Luke Skywalker: “Cavaleiro Jedi” e “Cavaleiro da Fé”? (1)

 Luke Skywalker: “Cavaleiro Jedi” e “Cavaleiro da Fé”? (1)

Banner de “Star Wars – Episódio VII: O Despertar da Força”. (Divulgação – forbes.com.br)

Uma leitura kierkegaardiana de “Star Wars”

A galáxia de “Star Wars” é povoada por uma constelação inteira de personagens lendários. (empireonline.com)

A Partida – O “Estágio Estético”

Em 2012, George Lucas, criador e autor dos seis episódios originais da saga “Star Wars”, vendeu a franquia à Disney, que rapidamente deu início à produção de uma nova trilogia sem qualquer contributo criativo do seu autor original. O resultado foi, para muitos fãs, uma desilusão: um produto desinspirado, sem visão artística e movido sobretudo por interesses comerciais.

Um dos aspetos mais controversos e polarizadores desta nova trilogia foi a caracterização de Luke Skywalker, o herói central da saga. Muitos fãs reagiram negativamente à forma como a personagem é retratada nos novos filmes, nos quais Luke surge como um eremita amargurado, derrotista e incapaz de lidar com o fracasso.
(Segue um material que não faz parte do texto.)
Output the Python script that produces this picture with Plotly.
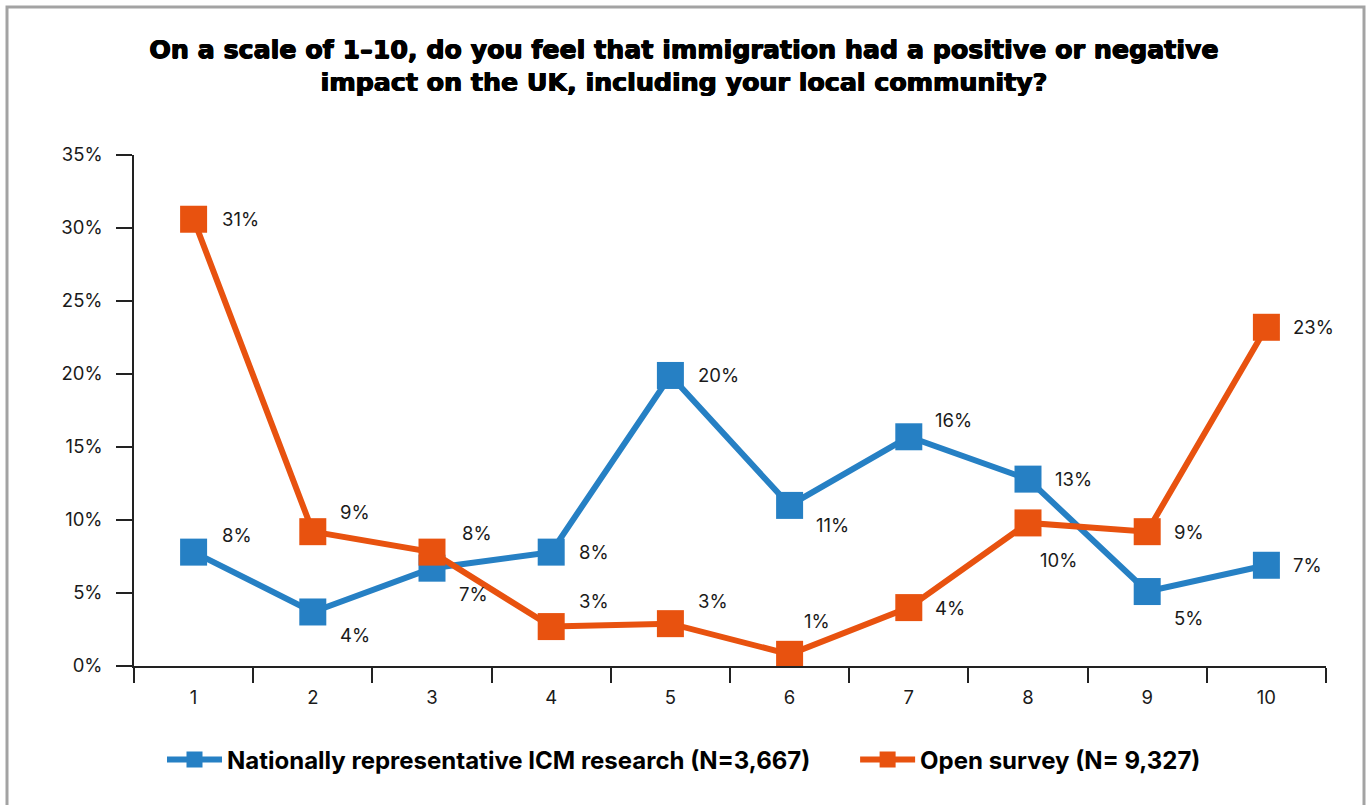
import plotly.graph_objects as go

# ---- data ----
categories = ["1", "2", "3", "4", "5", "6", "7", "8", "9", "10"]
icm_values = [7.8, 3.7, 6.7, 7.8, 19.9, 11.0, 15.7, 12.8, 5.1, 6.9]
open_values = [30.6, 9.2, 7.8, 2.7, 2.9, 0.8, 4.0, 9.8, 9.2, 23.2]
series_names = ["Nationally representative ICM research (N=3,667)",
                "Open survey (N= 9,327)"]
y_tick_values = [0, 5, 10, 15, 20, 25, 30, 35]
y_tick_labels = [f"{v}%" for v in y_tick_values]
title_text = ("On a scale of 1\u201310, do you feel that immigration had a positive or negative<br>"
              "impact on the UK, including your local community?")

# ---- style ----
BLUE = "#2680C4"
ORANGE = "#E8520F"
W, H = 1368, 805
ML, MR, MT, MB = 134, 42, 155, 139
BODY_FONT = "Inter, Roboto, sans-serif"
LEGEND_PAD = "\u00a0" * 7   # visual gap between legend entries

# label offsets (dx, dy in px; dy positive = up)
icm_offsets = [(26, 17), (25, -23), (25, -26), (26, 0), (26, 0),
               (24, -20), (24, 17), (25, 0), (25, -26), (25, 0)]
open_offsets = [(26, 0), (25, 20), (28, 19), (26, 26), (26, 23),
                (12, 33), (24, 0), (10, -37), (25, 0), (25, 0)]

fig = go.Figure()
for name, vals, col, pad in [(series_names[0], icm_values, BLUE, LEGEND_PAD),
                             (series_names[1], open_values, ORANGE, "")]:
    fig.add_trace(go.Scatter(
        x=categories, y=vals, name=name + pad, mode="lines+markers",
        line=dict(color=col, width=6),
        marker=dict(symbol="square", size=27, color=col),
        hoverinfo="skip",
    ))

annotations = []
for vals, offs in [(icm_values, icm_offsets), (open_values, open_offsets)]:
    for i, (v, (dx, dy)) in enumerate(zip(vals, offs)):
        annotations.append(dict(
            x=i, y=v, xref="x", yref="y", text=f"{round(v)}%",
            showarrow=False, xanchor="left", yanchor="middle",
            xshift=dx, yshift=dy,
            font=dict(family=BODY_FONT, size=18.5, color="#1a1a1a"),
        ))

pw = W - ML - MR
ph = H - MT - MB
def px_to_paper_x(px):
    return (px - ML) / pw
def px_to_paper_y(py):
    return (H - MB - py) / ph

fig.update_layout(
    width=W, height=H,
    margin=dict(l=ML, r=MR, t=MT, b=MB, autoexpand=False),
    paper_bgcolor="white", plot_bgcolor="white",
    title=dict(text=title_text, x=0.5, xanchor="center",
               y=1 - 58 / H, yanchor="middle", yref="container",
               font=dict(family="DejaVu Sans, sans-serif", size=25.3, color="black", weight=700,
                         shadow="0.6px 0 0 black, -0.6px 0 0 black, 0 0.5px 0 black")),
    showlegend=True,
    legend=dict(orientation="h", xref="container", x=0.5, xanchor="center",
                yref="container", y=1 - 760 / H, yanchor="middle",
                font=dict(family=BODY_FONT, size=24, color="black", weight=700),
                itemwidth=55, bgcolor="rgba(0,0,0,0)"),
    xaxis=dict(type="category", tickson="boundaries", ticks="outside", ticklen=15,
               tickwidth=1.5, tickcolor="#222", showline=True, linecolor="#222", linewidth=1.5,
               showgrid=False, zeroline=False, range=[-0.5, len(categories) - 0.5],
               ticklabelstandoff=14,
               tickfont=dict(family=BODY_FONT, size=18.5, color="#1a1a1a")),
    yaxis=dict(range=[0, 35], tickvals=y_tick_values, ticktext=y_tick_labels, ticks="outside",
               ticklen=16, tickwidth=1.5, tickcolor="#222", showline=True, linecolor="#222",
               linewidth=1.5, showgrid=False, zeroline=False, ticklabelstandoff=10,
               tickfont=dict(family=BODY_FONT, size=18.5, color="#1a1a1a")),
    annotations=annotations,
    shapes=[dict(type="rect", xref="paper", yref="paper",
                 x0=px_to_paper_x(7), x1=px_to_paper_x(1364),
                 y0=px_to_paper_y(830), y1=px_to_paper_y(7),
                 line=dict(color="#A3A3A3", width=3), fillcolor="rgba(0,0,0,0)",
                 layer="below")],
)

fig.write_html("out.html", config={"displayModeBar": False},
               post_script="document.body.style.margin='0';document.body.style.overflow='hidden';")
Nos “Star Wars” de Lucas, Luke Skywalker fora concebido como a personificação de ideais como otimismo, esperança, capacidade de auto-superação e confiança no bem existente em cada pessoa. Essas qualidades, postas à prova ao longo dos três filmes que compõem a chamada “trilogia original” — “A Guerra das Estrelas” (de 1977), “O Império Contra-Ataca” (de 1980) e “O Regresso de Jedi” (de 1983) – seguem, de perto, o percurso descrito por Joseph Campbell em “O Herói de Mil Faces”. Durante o processo de escrita dos filmes, Lucas estudou a obra de Campbell e recorreu deliberadamente aos motivos e às estruturas que este define como constituindo a “Jornada do Herói” ou “Monomito” – um padrão narrativo recorrente presente em contos de fadas, lendas, mitos e religiões de todo o Mundo, composto por dezassete etapas agrupadas em três fases essenciais: “Partida”, “Iniciação” e “Regresso”.

George Lucas, criador e autor dos seis episódios originais da saga “Star Wars”. (empireonline.com)

Resumidamente, a “Jornada do Herói” descreve a trajetória de um indivíduo que parte do mundo comum, recebe um chamamento à aventura, enfrenta provações e adversidades, recebe ajuda sobrenatural, sofre uma transformação interior e, por fim, regressa ao ponto de partida já transformado. O fruto dessa transformação não é apenas uma existência mais plena e realizada, mas também – e principalmente – um benefício para a comunidade à qual ele regressa. Visto desta forma, Luke Skywalker não é apenas o herói de “Star Wars”: ele encarna o arquétipo do “herói universal”, tornando-se um símbolo atemporal de heroísmo que atravessa épocas e culturas e que reflete aquilo que a Humanidade reconhece como o melhor da sua própria natureza.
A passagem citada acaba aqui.